Refers to datasets that are too large, fast, or complex for traditional databases to manage efficiently.
Characteristics
- Volume: in the scale of terabytes or petabytes.
- Velocity: high ingest/update rates and need for low-latency ingestion or real-time processing.
- Variety: structured, semi-structured, and unstructured data (logs, JSON, images, time series).
- Veracity: data quality and trustworthiness issues at scale.
- Value: extracting meaningful analytics or driving applications from the data.
Big Data Storage Systems
Distributed File Systems (DFS)
Stores data across many machines. Offers a single logical view. Provides redundancy via replication to handle failures.
Example: Google FS, Hadoop HDFS.
Hadoop HDFS features:
- NameNode: stores metadata (file → block mapping).
- DataNode: stores actual block data.
- Block size: typically 64 MB.
- Write-once-read-many model.
Sharding
Partitions data using a shard key. Improves scalability but adds complexity:
- Application must route queries manually.
- Rebalancing shards is difficult.
- Increases failure points → more replicas needed.
Parallel & Distributed Databases
Use multiple nodes to run queries in parallel. When data is stored on multiple nodes, replication ensures availability.
MapReduce
Programming model for large-scale parallel computation. Allows fault-tolerant processing of data.
map()– transforms input into key–value pairs.reduce()– aggregates values by key.

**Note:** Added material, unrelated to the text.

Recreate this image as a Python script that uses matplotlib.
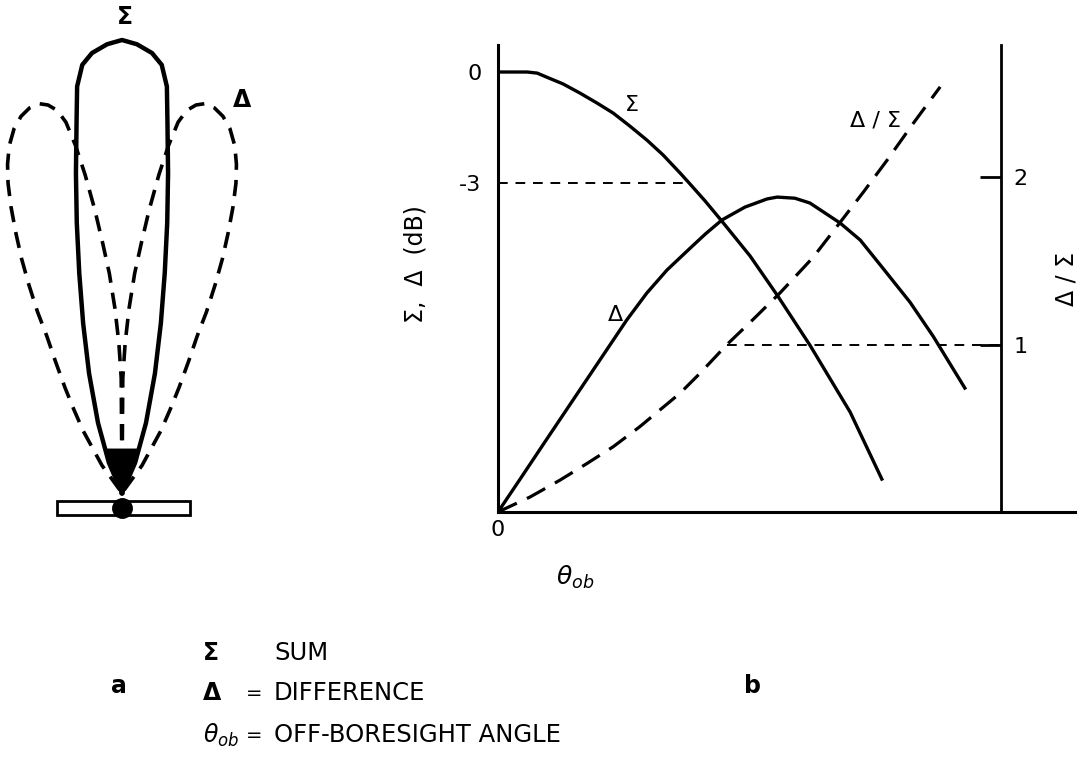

Algebraic Operations & Spark
- Modern systems (Spark, Tez) extend MapReduce with relational-like operations.
- RDD (Resilient Distributed Dataset): fault-tolerant, distributed data abstraction.
- Supports transformations like map, filter, reduce, join.
Streaming Data
- Continuous data flow (stocks, sensors, IoT).

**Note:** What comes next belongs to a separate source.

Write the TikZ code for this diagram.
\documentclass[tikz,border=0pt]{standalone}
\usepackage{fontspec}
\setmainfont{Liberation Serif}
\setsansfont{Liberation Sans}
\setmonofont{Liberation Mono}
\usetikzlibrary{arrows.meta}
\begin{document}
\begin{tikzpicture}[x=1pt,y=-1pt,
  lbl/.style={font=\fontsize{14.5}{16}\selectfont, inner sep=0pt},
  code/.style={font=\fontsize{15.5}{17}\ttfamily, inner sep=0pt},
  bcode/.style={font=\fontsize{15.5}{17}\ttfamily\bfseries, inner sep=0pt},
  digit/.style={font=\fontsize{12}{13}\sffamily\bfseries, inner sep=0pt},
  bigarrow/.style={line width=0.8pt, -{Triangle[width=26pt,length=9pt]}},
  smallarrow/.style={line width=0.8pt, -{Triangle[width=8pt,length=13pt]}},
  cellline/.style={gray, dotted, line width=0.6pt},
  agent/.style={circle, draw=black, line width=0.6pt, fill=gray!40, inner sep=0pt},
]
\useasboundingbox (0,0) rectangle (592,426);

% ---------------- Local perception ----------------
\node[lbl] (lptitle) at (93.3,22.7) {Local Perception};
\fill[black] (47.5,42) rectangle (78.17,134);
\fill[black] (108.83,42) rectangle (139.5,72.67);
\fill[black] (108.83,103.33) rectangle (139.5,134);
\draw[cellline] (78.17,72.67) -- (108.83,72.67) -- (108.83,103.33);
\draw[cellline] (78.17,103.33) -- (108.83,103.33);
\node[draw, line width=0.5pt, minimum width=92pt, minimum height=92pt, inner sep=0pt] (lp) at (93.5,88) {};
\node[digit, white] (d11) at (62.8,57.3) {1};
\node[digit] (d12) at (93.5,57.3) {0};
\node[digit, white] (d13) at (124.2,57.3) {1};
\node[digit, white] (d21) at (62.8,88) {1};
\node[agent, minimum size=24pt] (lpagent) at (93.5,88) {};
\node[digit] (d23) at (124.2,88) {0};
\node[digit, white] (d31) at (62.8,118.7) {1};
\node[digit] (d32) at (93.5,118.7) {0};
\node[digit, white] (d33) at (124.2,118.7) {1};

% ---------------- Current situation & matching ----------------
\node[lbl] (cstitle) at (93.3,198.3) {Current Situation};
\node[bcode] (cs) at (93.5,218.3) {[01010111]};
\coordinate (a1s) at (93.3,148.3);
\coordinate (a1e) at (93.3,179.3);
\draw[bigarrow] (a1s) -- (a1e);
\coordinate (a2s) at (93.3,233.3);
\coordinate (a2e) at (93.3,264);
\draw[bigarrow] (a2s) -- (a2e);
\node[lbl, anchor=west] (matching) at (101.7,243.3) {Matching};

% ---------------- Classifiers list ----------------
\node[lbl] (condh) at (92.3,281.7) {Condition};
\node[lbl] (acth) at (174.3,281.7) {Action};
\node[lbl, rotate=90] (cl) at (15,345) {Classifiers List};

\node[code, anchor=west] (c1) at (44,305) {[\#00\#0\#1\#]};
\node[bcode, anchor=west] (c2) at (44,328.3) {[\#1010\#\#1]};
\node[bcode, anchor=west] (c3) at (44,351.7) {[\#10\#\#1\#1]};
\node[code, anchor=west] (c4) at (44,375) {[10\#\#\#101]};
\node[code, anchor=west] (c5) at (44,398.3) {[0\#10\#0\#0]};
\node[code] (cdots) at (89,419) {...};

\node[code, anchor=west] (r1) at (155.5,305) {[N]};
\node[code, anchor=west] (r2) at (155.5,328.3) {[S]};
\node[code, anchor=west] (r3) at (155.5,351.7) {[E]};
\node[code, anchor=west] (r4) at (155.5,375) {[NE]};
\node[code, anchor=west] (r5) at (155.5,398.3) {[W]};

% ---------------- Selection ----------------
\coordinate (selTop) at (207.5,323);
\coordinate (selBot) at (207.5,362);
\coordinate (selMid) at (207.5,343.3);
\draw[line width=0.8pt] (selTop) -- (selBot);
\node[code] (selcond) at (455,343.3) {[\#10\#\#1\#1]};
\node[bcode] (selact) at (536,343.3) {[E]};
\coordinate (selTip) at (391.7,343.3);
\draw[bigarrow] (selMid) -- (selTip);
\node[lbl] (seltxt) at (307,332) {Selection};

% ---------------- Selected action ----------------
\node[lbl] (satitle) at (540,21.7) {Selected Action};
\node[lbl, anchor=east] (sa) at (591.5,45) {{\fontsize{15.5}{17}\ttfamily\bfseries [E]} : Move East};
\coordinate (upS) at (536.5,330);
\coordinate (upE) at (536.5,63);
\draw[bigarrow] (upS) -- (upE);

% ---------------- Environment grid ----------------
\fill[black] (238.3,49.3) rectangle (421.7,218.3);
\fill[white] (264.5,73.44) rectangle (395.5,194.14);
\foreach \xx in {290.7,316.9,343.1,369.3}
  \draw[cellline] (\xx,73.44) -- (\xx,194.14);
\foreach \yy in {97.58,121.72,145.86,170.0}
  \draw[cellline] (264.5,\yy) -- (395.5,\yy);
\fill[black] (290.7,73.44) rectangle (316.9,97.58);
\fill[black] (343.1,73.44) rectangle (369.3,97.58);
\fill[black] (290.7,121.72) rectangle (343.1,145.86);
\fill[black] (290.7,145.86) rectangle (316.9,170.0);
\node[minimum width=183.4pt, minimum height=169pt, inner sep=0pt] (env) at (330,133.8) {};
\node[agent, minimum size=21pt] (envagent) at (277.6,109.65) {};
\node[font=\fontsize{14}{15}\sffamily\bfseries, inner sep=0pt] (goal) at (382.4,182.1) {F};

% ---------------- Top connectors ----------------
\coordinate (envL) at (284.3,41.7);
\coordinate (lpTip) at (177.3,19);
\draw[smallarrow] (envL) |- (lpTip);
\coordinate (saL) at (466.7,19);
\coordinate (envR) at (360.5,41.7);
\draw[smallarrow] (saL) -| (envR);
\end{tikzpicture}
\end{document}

- Queries on streams use windows (time/tuple-based).
- Window types:
- Tumbling (non-overlapping)
- Hopping (fixed-size overlap)
- Sliding (moving window)
- Session (per user session)
Architectures
- Lambda architecture: stream + batch layers for processing.
- Pub-Sub systems: e.g., Apache Kafka for topic-based streaming.
11. Graph Data Model
- Represents entities and their relationships as nodes and edges.
- Equivalent to ER model in structure.
- Graph Databases: e.g., Neo4J.
- Enable efficient edge traversal queries.
- Use languages like Cypher for pattern-based queries.